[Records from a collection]
"""

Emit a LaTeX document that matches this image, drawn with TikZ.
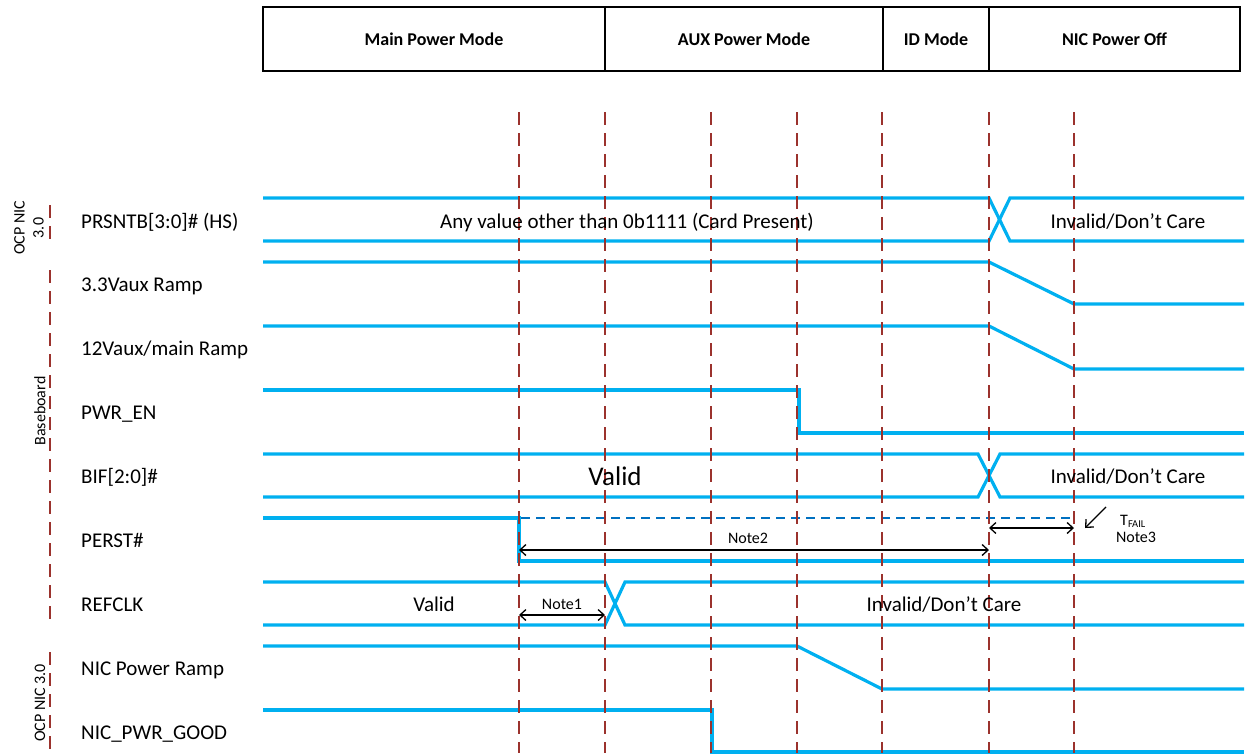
\documentclass[tikz,border=0pt]{standalone}
\usepackage{fontspec}
\setmainfont{Carlito}
\usetikzlibrary{arrows.meta}
\definecolor{sig}{RGB}{0,176,240}
\definecolor{gridred}{RGB}{155,50,45}
\definecolor{dblue}{RGB}{0,112,192}
\tikzset{
  sigline/.style={draw=sig, line width=3.2pt, line join=miter},
  gridline/.style={draw=gridred, line width=1.4pt, dash pattern=on 13pt off 8pt},
  perdash/.style={draw=dblue, line width=2pt, dash pattern=on 9pt off 6pt},
  lab/.style={font=\fontsize{21}{25}\selectfont, anchor=base west, inner sep=0pt},
  bustext/.style={font=\fontsize{21}{25}\selectfont, anchor=base, inner sep=0pt},
  notetext/.style={font=\fontsize{16}{19}\selectfont, anchor=base, inner sep=0pt},
  sidelab/.style={font=\fontsize{16}{19}\selectfont, rotate=90, inner sep=0pt, align=center},
  cell/.style={draw=black, line width=1.3pt, minimum height=64pt, inner sep=0pt,
    font=\fontsize{18}{21}\selectfont\bfseries},
  dim/.style={draw=black, line width=1.3pt, {Straight Barb[length=6pt,width=11pt]}-{Straight Barb[length=6pt,width=11pt]}},
  ptr/.style={draw=black, line width=1.3pt, -{Straight Barb[length=6pt,width=11pt]}}
}
\begin{document}
\begin{tikzpicture}[x=1pt,y=-1pt]
\useasboundingbox (0,0) rectangle (1246,753);
% header cells
\node[cell, minimum width=342pt] (hmain) at (434,39) {Main Power Mode};
\node[cell, minimum width=278pt] (haux) at (744,39) {AUX Power Mode};
\node[cell, minimum width=106pt] (hid) at (936,39) {ID Mode};
\node[cell, minimum width=251pt] (hoff) at (1114.5,39) {NIC Power Off};

% side group lines
\draw[gridline] (50,205) -- (50,241);
\draw[gridline] (50,270) -- (50,626);
\draw[gridline] (50,652) -- (50,753);
\node[sidelab] (g1) at (29,228) {OCP NIC\\3.0};
\node[sidelab] (g2) at (40,411) {Baseboard};
\node[sidelab] (g3) at (40,703) {OCP NIC 3.0};

% signal labels
\node[lab] (l1) at (81,228) {PRSNTB[3:0]\# (HS)};
\node[lab] (l2) at (81,291) {3.3Vaux Ramp};
\node[lab] (l3) at (81,355) {12Vaux/main Ramp};
\node[lab] (l4) at (81,419) {PWR\_EN};
\node[lab] (l5) at (81,483) {BIF[2:0]\#};
\node[lab] (l6) at (81,547) {PERST\#};
\node[lab] (l7) at (81,611) {REFCLK};
\node[lab] (l8) at (81,675) {NIC Power Ramp};
\node[lab] (l9) at (81,739) {NIC\_PWR\_GOOD};

% PRSNTB bus
\draw[sigline] (263,198) -- (989,198) -- (1010,241) -- (1244,241);
\draw[sigline] (263,241) -- (989,241) -- (1010,198) -- (1244,198);
% 3.3Vaux
\draw[sigline] (263,262) -- (989,262) -- (1074,304) -- (1244,304);
% 12Vaux
\draw[sigline] (263,326) -- (989,326) -- (1074,369) -- (1244,369);
% PWR_EN
\draw[sigline] (263,390) -- (799,390) -- (799,433) -- (1244,433);
% BIF bus
\draw[sigline] (263,454) -- (978,454) -- (1000,497) -- (1244,497);
\draw[sigline] (263,497) -- (978,497) -- (1000,454) -- (1244,454);
% PERST#
\draw[sigline] (263,518) -- (519,518) -- (519,561) -- (1244,561);
\draw[perdash] (521,518) -- (1074,518);
% REFCLK bus
\draw[sigline] (263,582) -- (605,582) -- (625,625) -- (1244,625);
\draw[sigline] (263,625) -- (605,625) -- (625,582) -- (1244,582);
% NIC Power Ramp
\draw[sigline] (263,646) -- (797,646) -- (882,689) -- (1244,689);
% NIC_PWR_GOOD
\draw[sigline] (263,710) -- (712,710) -- (712,752) -- (1244,752);

% vertical timing lines
\foreach \x in {519,605,711,797,882,989,1074}
  \draw[gridline] (\x,112) -- (\x,753);

% bus texts
\node[bustext] (t1) at (627,228) {Any value other than 0b1111 (Card Present)};
\node[bustext] (t2) at (1128,228) {Invalid/Don’t Care};
\node[bustext, font=\fontsize{27}{31}\selectfont] (t3) at (615,485) {Valid};
\node[bustext] (t4) at (1128,483) {Invalid/Don’t Care};
\node[bustext] (t5) at (434,611) {Valid};
\node[bustext] (t6) at (944,611) {Invalid/Don’t Care};

% notes and arrows
\coordinate (n1a) at (519,615);
\coordinate (n1b) at (605,615);
\draw[dim] (n1a) -- (n1b);
\node[notetext] (n1) at (562,609) {Note1};
\coordinate (n2a) at (519,550);
\coordinate (n2b) at (989,550);
\draw[dim] (n2a) -- (n2b);
\node[notetext] (n2) at (748,543) {Note2};
\coordinate (n3a) at (989,528);
\coordinate (n3b) at (1074,528);
\draw[dim] (n3a) -- (n3b);
\coordinate (p0) at (1106,507);
\coordinate (p1) at (1085,528);
\draw[ptr] (p0) -- (p1);
\node[notetext, anchor=base west] (tf) at (1120,525) {T\raisebox{-2pt}{\fontsize{10.5}{12}\selectfont FAIL}};
\node[notetext] (n3) at (1136,542) {Note3};
\end{tikzpicture}
\end{document}
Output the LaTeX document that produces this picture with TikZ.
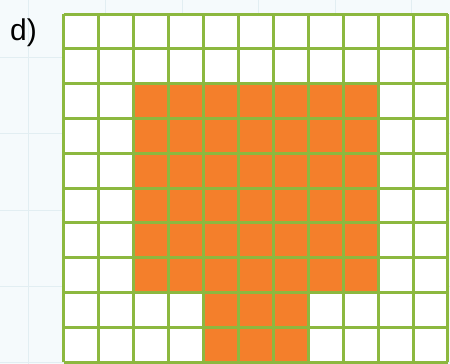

"""

Written exercise | Both the first line of the records above and the line containing "minimum width=251pt] (hoff)" belong in the copy; please return them and every line between, exactly, minus the pictures.

Problem solution |
Emit a LaTeX document that matches this image, drawn with TikZ.
\documentclass[tikz,border=0pt]{standalone}
\usepackage{fontspec}
\setmainfont{Carlito}
\usetikzlibrary{arrows.meta}
\definecolor{sig}{RGB}{0,176,240}
\definecolor{gridred}{RGB}{155,50,45}
\definecolor{dblue}{RGB}{0,112,192}
\tikzset{
  sigline/.style={draw=sig, line width=3.2pt, line join=miter},
  gridline/.style={draw=gridred, line width=1.4pt, dash pattern=on 13pt off 8pt},
  perdash/.style={draw=dblue, line width=2pt, dash pattern=on 9pt off 6pt},
  lab/.style={font=\fontsize{21}{25}\selectfont, anchor=base west, inner sep=0pt},
  bustext/.style={font=\fontsize{21}{25}\selectfont, anchor=base, inner sep=0pt},
  notetext/.style={font=\fontsize{16}{19}\selectfont, anchor=base, inner sep=0pt},
  sidelab/.style={font=\fontsize{16}{19}\selectfont, rotate=90, inner sep=0pt, align=center},
  cell/.style={draw=black, line width=1.3pt, minimum height=64pt, inner sep=0pt,
    font=\fontsize{18}{21}\selectfont\bfseries},
  dim/.style={draw=black, line width=1.3pt, {Straight Barb[length=6pt,width=11pt]}-{Straight Barb[length=6pt,width=11pt]}},
  ptr/.style={draw=black, line width=1.3pt, -{Straight Barb[length=6pt,width=11pt]}}
}
\begin{document}
\begin{tikzpicture}[x=1pt,y=-1pt]
\useasboundingbox (0,0) rectangle (1246,753);
% header cells
\node[cell, minimum width=342pt] (hmain) at (434,39) {Main Power Mode};
\node[cell, minimum width=278pt] (haux) at (744,39) {AUX Power Mode};
\node[cell, minimum width=106pt] (hid) at (936,39) {ID Mode};
\node[cell, minimum width=251pt] (hoff) at (1114.5,39) {NIC Power Off};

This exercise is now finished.